Will Kajang be Anwar’s Waterloo?


Worse, what if Anwar actually loses? It could be the end of the war for PKR’s generalissimo. How would that impact on GE14 and Pakatan’s hopes of capturing Putrajaya?

Kee Thuan Chye, TMI

Could Kajang turn out to be Anwar Ibrahim’s Waterloo? It could, if even Pakatan Rakyat supporters forsake him – and the party – at the upcoming by-election for the Selangor state seat.

As it is, many of them feel it was wrong for Lee Chin Cheh, the state assemblyman who was voted in during the last general election (GE13), to vacate his seat for no good reason except to make way for Anwar.

Worse, the move is perceived to have arisen from the feud between Selangor Menteri Besar Khalid Ibrahim and PKR Deputy President Azmin Ali. The eventual outcome could be Anwar replacing Khalid as MB and keeping the two foes from further tearing at each other. But Selangorians who think Khalid is doing a good job as MB don’t like that.

Furthermore, many people, especially Pakatan supporters, are incensed that Anwar and his party, PKR, are willing to compromise principles, turn the democratic process into “a political circus”, simply to resolve internal bickering. They feel that the politicians are taking the Kajang constituents for granted in order to serve their own selfish needs.

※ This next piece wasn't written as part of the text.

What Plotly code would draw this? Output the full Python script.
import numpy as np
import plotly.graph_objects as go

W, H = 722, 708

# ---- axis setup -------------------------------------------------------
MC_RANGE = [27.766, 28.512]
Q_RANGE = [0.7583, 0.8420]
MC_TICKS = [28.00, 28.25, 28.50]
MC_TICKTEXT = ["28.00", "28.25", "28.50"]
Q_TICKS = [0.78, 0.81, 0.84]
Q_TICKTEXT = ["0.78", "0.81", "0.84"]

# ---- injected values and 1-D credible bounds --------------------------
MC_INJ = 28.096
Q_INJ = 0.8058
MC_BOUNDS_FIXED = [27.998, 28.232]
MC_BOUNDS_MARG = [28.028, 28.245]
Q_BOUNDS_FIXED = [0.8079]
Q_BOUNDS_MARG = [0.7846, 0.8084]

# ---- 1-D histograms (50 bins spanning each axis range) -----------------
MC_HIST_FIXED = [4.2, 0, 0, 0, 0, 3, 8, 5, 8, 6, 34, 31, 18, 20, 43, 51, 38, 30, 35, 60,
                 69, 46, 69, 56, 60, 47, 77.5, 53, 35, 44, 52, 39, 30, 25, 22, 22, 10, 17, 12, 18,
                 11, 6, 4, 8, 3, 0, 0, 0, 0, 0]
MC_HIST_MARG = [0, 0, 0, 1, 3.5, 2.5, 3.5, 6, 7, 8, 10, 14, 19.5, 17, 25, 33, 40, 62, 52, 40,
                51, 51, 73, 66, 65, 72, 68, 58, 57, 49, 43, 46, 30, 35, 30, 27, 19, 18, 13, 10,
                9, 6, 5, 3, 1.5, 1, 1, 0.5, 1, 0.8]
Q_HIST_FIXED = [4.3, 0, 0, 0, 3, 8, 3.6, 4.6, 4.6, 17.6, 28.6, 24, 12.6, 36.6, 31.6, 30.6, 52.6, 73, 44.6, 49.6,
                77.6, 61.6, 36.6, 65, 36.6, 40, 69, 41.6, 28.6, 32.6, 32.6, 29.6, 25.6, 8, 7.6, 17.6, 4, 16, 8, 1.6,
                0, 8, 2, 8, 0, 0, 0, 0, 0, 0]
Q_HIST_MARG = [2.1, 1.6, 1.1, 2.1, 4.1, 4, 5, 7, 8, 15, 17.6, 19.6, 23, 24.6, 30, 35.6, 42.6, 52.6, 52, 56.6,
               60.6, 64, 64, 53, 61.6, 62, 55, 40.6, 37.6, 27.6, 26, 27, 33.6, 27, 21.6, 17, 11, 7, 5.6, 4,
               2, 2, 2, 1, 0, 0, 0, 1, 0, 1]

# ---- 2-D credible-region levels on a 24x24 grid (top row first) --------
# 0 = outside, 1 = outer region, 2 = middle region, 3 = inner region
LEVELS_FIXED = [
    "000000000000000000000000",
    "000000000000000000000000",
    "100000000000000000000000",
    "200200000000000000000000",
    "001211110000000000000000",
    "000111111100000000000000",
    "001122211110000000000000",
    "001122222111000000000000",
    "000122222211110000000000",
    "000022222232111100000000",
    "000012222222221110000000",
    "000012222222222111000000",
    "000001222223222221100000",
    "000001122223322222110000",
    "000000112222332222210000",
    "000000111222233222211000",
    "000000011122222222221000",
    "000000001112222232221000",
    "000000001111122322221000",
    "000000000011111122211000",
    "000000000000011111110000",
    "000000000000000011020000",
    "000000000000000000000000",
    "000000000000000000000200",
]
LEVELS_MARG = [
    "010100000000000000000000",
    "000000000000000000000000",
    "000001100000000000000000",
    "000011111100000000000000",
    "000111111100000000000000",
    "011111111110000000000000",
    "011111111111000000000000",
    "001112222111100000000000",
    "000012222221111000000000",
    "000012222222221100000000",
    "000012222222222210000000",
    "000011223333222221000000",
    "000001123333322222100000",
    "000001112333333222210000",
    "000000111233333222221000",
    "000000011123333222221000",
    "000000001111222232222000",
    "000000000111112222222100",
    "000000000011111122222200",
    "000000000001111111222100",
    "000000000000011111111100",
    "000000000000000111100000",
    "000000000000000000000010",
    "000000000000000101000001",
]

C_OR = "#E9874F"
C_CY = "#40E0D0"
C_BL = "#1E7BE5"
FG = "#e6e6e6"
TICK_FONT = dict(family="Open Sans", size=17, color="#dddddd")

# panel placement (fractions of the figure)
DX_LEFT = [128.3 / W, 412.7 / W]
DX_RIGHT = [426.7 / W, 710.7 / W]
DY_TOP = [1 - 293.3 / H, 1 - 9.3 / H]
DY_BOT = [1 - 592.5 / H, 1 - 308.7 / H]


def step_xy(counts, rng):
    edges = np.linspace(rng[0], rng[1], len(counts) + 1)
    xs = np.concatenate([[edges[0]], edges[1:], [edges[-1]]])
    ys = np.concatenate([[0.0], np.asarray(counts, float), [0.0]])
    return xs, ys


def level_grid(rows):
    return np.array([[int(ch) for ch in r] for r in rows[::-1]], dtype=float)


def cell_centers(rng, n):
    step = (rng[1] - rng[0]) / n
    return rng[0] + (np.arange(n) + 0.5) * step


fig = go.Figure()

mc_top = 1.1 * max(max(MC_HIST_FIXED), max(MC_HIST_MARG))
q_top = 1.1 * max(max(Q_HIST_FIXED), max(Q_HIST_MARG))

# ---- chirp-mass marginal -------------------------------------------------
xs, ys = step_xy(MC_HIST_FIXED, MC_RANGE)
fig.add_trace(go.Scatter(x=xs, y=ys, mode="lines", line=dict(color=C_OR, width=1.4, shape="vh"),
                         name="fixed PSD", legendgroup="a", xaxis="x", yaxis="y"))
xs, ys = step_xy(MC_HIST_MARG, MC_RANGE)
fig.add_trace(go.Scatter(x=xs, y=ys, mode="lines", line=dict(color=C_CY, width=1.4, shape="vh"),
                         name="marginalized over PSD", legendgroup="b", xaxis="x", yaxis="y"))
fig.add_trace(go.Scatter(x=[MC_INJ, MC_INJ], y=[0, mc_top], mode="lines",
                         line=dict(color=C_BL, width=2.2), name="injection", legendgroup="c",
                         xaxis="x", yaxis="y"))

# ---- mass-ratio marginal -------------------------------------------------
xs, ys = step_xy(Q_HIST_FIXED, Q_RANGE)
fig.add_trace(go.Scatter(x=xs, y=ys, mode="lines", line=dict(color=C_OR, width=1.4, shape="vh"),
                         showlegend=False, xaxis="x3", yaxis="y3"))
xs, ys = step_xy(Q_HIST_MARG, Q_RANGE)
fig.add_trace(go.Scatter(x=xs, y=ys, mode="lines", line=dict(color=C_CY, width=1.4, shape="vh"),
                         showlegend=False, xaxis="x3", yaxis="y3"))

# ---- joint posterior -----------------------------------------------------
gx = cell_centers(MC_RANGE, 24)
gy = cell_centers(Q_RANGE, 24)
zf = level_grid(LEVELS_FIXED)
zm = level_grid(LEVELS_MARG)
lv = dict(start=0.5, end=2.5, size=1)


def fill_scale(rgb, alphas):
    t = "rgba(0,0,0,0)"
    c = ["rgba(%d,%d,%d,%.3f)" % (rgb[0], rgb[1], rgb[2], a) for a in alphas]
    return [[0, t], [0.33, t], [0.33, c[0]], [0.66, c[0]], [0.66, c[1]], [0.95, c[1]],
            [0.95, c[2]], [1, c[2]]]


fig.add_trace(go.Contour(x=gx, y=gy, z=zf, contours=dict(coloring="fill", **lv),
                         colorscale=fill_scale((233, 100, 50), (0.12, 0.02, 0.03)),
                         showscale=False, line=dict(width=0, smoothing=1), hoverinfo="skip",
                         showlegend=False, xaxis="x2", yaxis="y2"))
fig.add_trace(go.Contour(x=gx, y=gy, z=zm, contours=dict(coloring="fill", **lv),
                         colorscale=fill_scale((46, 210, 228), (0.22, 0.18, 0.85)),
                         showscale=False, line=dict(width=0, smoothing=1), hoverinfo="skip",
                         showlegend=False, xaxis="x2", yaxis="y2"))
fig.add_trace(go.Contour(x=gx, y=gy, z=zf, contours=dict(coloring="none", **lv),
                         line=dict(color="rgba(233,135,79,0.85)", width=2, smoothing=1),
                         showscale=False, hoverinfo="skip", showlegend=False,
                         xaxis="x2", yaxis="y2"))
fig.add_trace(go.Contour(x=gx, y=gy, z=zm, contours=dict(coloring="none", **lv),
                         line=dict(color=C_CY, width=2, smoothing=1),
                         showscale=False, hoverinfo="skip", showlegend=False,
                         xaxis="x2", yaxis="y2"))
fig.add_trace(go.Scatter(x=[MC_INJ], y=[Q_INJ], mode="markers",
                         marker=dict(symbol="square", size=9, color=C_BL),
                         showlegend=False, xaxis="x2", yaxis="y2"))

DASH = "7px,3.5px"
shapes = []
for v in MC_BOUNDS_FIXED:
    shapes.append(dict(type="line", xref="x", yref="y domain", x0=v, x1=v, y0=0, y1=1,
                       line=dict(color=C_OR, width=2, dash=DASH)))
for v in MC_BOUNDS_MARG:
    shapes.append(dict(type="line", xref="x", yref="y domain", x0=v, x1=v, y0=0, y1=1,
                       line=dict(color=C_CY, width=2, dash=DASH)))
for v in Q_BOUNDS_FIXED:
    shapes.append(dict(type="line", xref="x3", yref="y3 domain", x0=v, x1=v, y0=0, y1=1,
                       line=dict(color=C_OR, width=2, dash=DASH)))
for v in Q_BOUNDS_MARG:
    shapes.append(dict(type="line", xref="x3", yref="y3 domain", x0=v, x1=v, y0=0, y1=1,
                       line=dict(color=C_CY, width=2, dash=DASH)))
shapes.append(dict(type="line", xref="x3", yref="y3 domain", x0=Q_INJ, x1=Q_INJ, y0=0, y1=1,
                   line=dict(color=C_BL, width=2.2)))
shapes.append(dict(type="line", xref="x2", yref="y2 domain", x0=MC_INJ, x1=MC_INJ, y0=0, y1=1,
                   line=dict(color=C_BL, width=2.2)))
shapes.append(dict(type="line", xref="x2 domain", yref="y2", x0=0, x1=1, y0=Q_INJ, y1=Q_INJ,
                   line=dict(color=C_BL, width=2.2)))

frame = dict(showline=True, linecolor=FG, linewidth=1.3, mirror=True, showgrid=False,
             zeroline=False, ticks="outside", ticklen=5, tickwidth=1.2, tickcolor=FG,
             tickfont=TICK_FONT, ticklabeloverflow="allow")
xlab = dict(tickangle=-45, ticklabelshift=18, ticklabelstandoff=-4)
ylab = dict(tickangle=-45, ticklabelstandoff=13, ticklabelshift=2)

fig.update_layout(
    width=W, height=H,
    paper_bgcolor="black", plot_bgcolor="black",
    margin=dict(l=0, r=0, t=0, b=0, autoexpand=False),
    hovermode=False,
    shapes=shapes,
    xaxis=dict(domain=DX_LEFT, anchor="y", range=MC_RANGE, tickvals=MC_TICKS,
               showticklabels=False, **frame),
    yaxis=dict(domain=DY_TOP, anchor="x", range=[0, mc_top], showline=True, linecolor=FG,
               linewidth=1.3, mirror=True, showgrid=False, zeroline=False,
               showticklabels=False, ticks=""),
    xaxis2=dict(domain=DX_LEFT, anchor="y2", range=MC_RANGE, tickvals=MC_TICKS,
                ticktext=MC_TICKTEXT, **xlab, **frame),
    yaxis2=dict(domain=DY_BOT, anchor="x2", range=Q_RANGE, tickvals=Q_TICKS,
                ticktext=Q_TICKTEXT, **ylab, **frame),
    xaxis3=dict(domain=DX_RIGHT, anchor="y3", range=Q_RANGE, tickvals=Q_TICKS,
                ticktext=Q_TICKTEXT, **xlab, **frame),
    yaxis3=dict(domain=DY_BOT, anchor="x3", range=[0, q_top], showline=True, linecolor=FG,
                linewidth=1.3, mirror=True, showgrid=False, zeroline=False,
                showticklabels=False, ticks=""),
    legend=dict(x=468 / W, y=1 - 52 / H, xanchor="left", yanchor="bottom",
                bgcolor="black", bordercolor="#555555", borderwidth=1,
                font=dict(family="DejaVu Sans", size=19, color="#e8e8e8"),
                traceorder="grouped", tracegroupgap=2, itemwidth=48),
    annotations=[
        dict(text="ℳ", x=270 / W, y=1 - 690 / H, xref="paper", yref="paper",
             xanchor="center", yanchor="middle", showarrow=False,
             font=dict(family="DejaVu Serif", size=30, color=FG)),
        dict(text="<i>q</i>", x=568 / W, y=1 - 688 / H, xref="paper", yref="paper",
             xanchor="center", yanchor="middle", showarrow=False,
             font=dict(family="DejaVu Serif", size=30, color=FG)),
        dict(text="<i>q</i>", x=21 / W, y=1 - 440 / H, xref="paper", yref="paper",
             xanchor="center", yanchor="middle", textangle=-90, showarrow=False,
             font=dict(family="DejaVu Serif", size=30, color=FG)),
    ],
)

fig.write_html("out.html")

They also feel that Anwar and PKR have lowered their standards and are doing the sort of politicking more in keeping with Umno and Barisan Nasional (BN). If that’s the case, they wonder, is there any difference between Pakatan and BN? What hope is there for positive change?

Well, internal feuds are common to any political party. Heck, it happens a lot within Umno. Right now, it appears there’s friction between Umno President Najib Razak and former president Mahathir Mohamad – although the latter has said he’s not out to topple Najib – but nobody makes a song and dance about it. Even though the potential outcome of that feud could bring dire consequences for the country.

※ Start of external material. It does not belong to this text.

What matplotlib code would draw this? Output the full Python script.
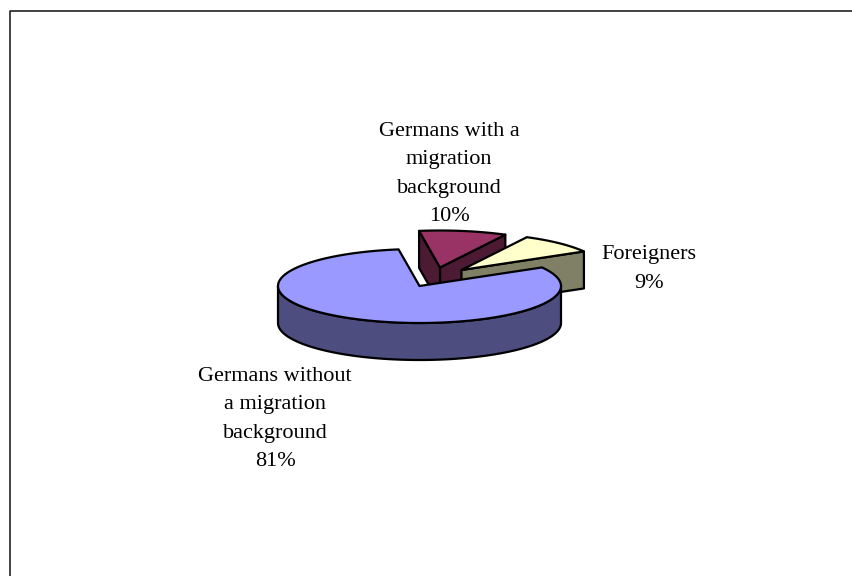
import numpy as np
import matplotlib
matplotlib.use("Agg")
import matplotlib.pyplot as plt
from matplotlib.patches import Polygon

labels = ["Germans without\na migration\nbackground\n81%", "Foreigners\n9%", "Germans with a\nmigration\nbackground\n10%"]
values = [81, 9, 10]
top_colors = ["#9999FF", "#FFFFCC", "#993366"]
side_colors = ["#4D4D80", "#808066", "#4D1A33"]

# pie geometry in pixels
cx, cy = 419.5, 286
rx, ry = 141.5, 37
depth = 37
start = 98.5
explode = [(0, 0), (42, -16), (20.5, -18.5)]
label_pos = [(275, 419), (649, 269), (449, 174)]

plt.rcParams["font.family"] = ["Liberation Serif", "DejaVu Serif"]

fig = plt.figure(figsize=(8.52, 5.76), dpi=100)
ax = fig.add_axes([0, 0, 1, 1])
ax.set_xlim(0, 852)
ax.set_ylim(576, 0)
ax.axis("off")

# chart frame, only top and left fall inside the image
ax.plot([852, 9.5, 9.5], [10.5, 10.5, 576], color="#222222", lw=1.2, solid_capstyle="butt")


def edge(a0, a1, ox, oy, dz=0):
    t = np.radians(np.linspace(a0, a1, 200))
    return np.column_stack([cx + ox + rx * np.cos(t), cy + oy - ry * np.sin(t) + dz])


def add_poly(pts, color):
    ax.add_patch(Polygon(pts, closed=True, facecolor=color, edgecolor="black", lw=1.6, joinstyle="round"))


# angle span of every slice, going round from the start angle
spans = []
a = start
for v in values:
    spans.append((a, a + v * 3.6))
    a += v * 3.6

# cut faces seen by the viewer for each slice: 0 = first edge, -1 = last edge
faces = {0: [], 1: [0], 2: [0, -1]}

# back slices first, big one last because it sits in front
for i in [2, 1, 0]:
    a0, a1 = spans[i]
    ox, oy = explode[i]
    apex = np.array([cx + ox, cy + oy])
    arc = edge(a0, a1, ox, oy)
    low = np.array([0, depth])
    for f in faces[i]:
        add_poly([apex, arc[f], arc[f] + low, apex + low], side_colors[i])
    if i == 0:
        # outer wall, only the part facing the viewer
        wall = edge(180, 360, ox, oy)
        add_poly(np.vstack([wall, (wall + low)[::-1]]), side_colors[i])
    add_poly(np.vstack([[apex], arc]), top_colors[i])

for lab, (x, y) in zip(labels, label_pos):
    ax.text(x, y, lab, ha="center", va="center", fontsize=16, linespacing=1.67, color="black")

fig.savefig("out.png", dpi=100)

Nonetheless, one cannot unequivocally say that what Anwar and PKR are doing is right.

Yes, PKR’s Director of Strategies, Rafizi Ramli, in whom we can see good things for the future, has explained that what he dubs the “Kajang Move” is aimed at strengthening Pakatan’s hold on Selangor, which, he thinks, is likely to come under vicious attack by BN should the ultras of Umno manage to depose Najib. So Pakatan needs “as many of our top leaders around Selangor as possible to defend the state”. Ergo, Anwar.

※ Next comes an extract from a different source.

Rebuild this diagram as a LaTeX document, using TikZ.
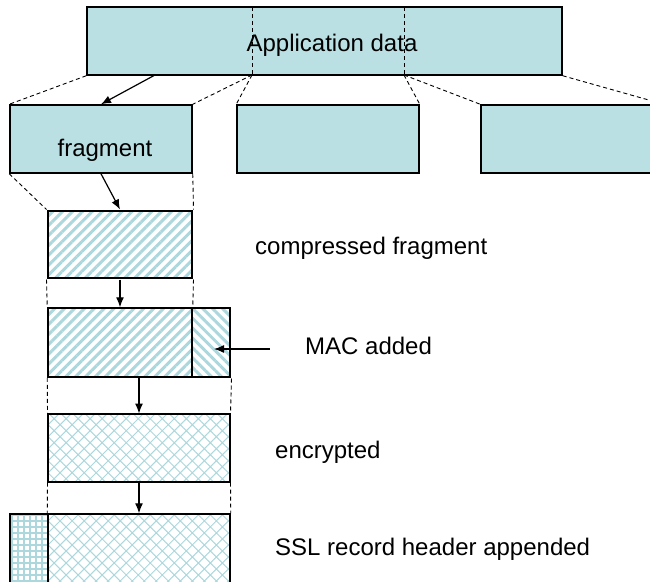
\documentclass[tikz,border=0pt]{standalone}
\usepackage{fontspec}
\setmainfont{Liberation Sans}
\usetikzlibrary{arrows.meta,patterns.meta}
\definecolor{boxblue}{RGB}{187,224,227}
\definecolor{hatchblue}{RGB}{172,216,221}
\tikzset{
  blk/.style={draw,line width=1.5pt,inner sep=0pt,minimum height=68pt},
  frag/.style={blk,fill=boxblue,minimum width=182pt},
  stripes/.style={blk,pattern={Lines[angle=45,distance=7pt,line width=3pt]},pattern color=hatchblue},
  backstripes/.style={blk,pattern={Lines[angle=-45,distance=7pt,line width=3pt]},pattern color=hatchblue},
  cross/.style={blk,pattern={Hatch[angle=45,distance=8.5pt,line width=1pt]},pattern color=hatchblue},
  grid/.style={blk,pattern={Hatch[angle=0,distance=6pt,line width=1.3pt]},pattern color=hatchblue},
  split/.style={dashed,line width=0.9pt,dash pattern=on 4pt off 3pt},
  arr/.style={-{Latex[length=10pt,width=8pt]},line width=1.2pt},
  txt/.style={font=\fontsize{24}{29}\selectfont,inner sep=0pt}
}
\begin{document}
\begin{tikzpicture}[x=1pt,y=-1pt]
  \useasboundingbox (0,0) rectangle (650,581);
  % application data and its fragments
  \node[frag,minimum width=475pt] (app) at (324.5,41) {};
  \node[txt] (apptext) at (332,45) {Application data};
  \coordinate (s1t) at (252,7);
  \coordinate (s1b) at (252,75);
  \coordinate (s2t) at (404,7);
  \coordinate (s2b) at (404,75);
  \node[frag] (frag1) at (101,139) {};
  \node[frag] (frag2) at (328,139) {};
  \node[frag] (frag3) at (572,139) {};
  \node[txt] (fragtext) at (105,150) {fragment};
  \draw[split] (s1t) -- (s1b);
  \draw[split] (s2t) -- (s2b);
  \draw[split] (app.south west) -- (frag1.north west);
  \draw[split] (s1b) -- (frag1.north east);
  \draw[split] (s1b) -- (frag2.north west);
  \draw[split] (s2b) -- (frag2.north east);
  \draw[split] (s2b) -- (frag3.north west);
  \draw[split] (app.south east) -- (frag3.north east);
  \coordinate (a1) at (155,75);
  \draw[arr] (a1) -- (frag1.north);
  % record processing
  \node[stripes,minimum width=144pt,minimum height=67pt] (comp) at (120,244.5) {};
  \node[txt,anchor=west] (comptext) at (255,248) {compressed fragment};
  \draw[split] (frag1.south west) -- (comp.north west);
  \draw[split] (frag1.south east) -- (comp.north east);
  \draw[arr] (frag1.south) -- (comp.north);
  \node[stripes,minimum width=144pt,minimum height=69pt] (macL) at (120,342.5) {};
  \node[backstripes,minimum width=38pt,minimum height=69pt] (macR) at (211,342.5) {};
  \node[txt,anchor=west] (mactext) at (305,346) {MAC added};
  \coordinate (macfrom) at (270,349);
  \draw[split] (comp.south west) -- (macL.north west);
  \draw[split] (comp.south east) -- (macL.north east);
  \draw[arr] (comp.south) -- (macL.north);
  \draw[arr] (macfrom) -- ([xshift=3pt]macR.center |- macfrom);
  \node[cross,minimum width=182pt] (enc) at (139,448) {};
  \node[txt,anchor=west] (enctext) at (275,452) {encrypted};
  \draw[split] (macL.south west) -- (enc.north west);
  \draw[split] (macR.south east) -- (enc.north east);
  \draw[arr] (enc.north |- macL.south) -- (enc.north);
  \node[cross,minimum width=182pt,minimum height=72pt] (ssl) at (139,550) {};
  \node[grid,minimum width=38pt,minimum height=72pt] (hdr) at (29,550) {};
  \node[txt,anchor=west] (ssltext) at (275,549) {SSL record header appended};
  \draw[split] (enc.south west) -- (ssl.north west);
  \draw[split] (enc.south east) -- (ssl.north east);
  \draw[arr] (enc.south) -- (ssl.north);
\end{tikzpicture}
\end{document}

But does it require Anwar to be a state assemblyman to fortify the defence?

Probably not. And if one looks more closely at Rafizi’s explanation, which also focuses on making Selangor “a model state”, instituting reforms that will make it “doubly better than what it is today” so that it can be Pakatan’s showcase, one can see he is saying that Khalid is not the man to pull that off.

“While Khalid’s administration has set a gold standard in integrity and prudence in managing public funds, we also have to admit there are other areas that we can improve on,” Rafizi adds.

“We need a radical approach to resolving traffic woes, and the pace of affordable public housing has to pick up. There is a need for more rigorous forward planning of water resources and some hard decisions have to be made soon. We have to vigorously protect the rights of the minorities who are the targets of Umno’s political game.”

The damn thing is, he’s right. Khalid has not made Selangor into something like what Penang is now – a happening place. He lacks oomph and charisma. He has also not been effective in his relations with the Sultan, in firmly establishing that royalty should not interfere in politics. He was inept in his handling of the Bible seizure by Jabatan Agama Islam Selangor (Jais). On that score, Selangor does appear to need a more forceful MB to make things happen. The right things.

If Anwar were to step into that position, can he do that?

The problem is, many people still don’t trust him. Including Pakatan supporters. Some think the “Kajang Move” is about Anwar seeking power for himself. And the power inherent in the abundant reserves in the state’s coffers.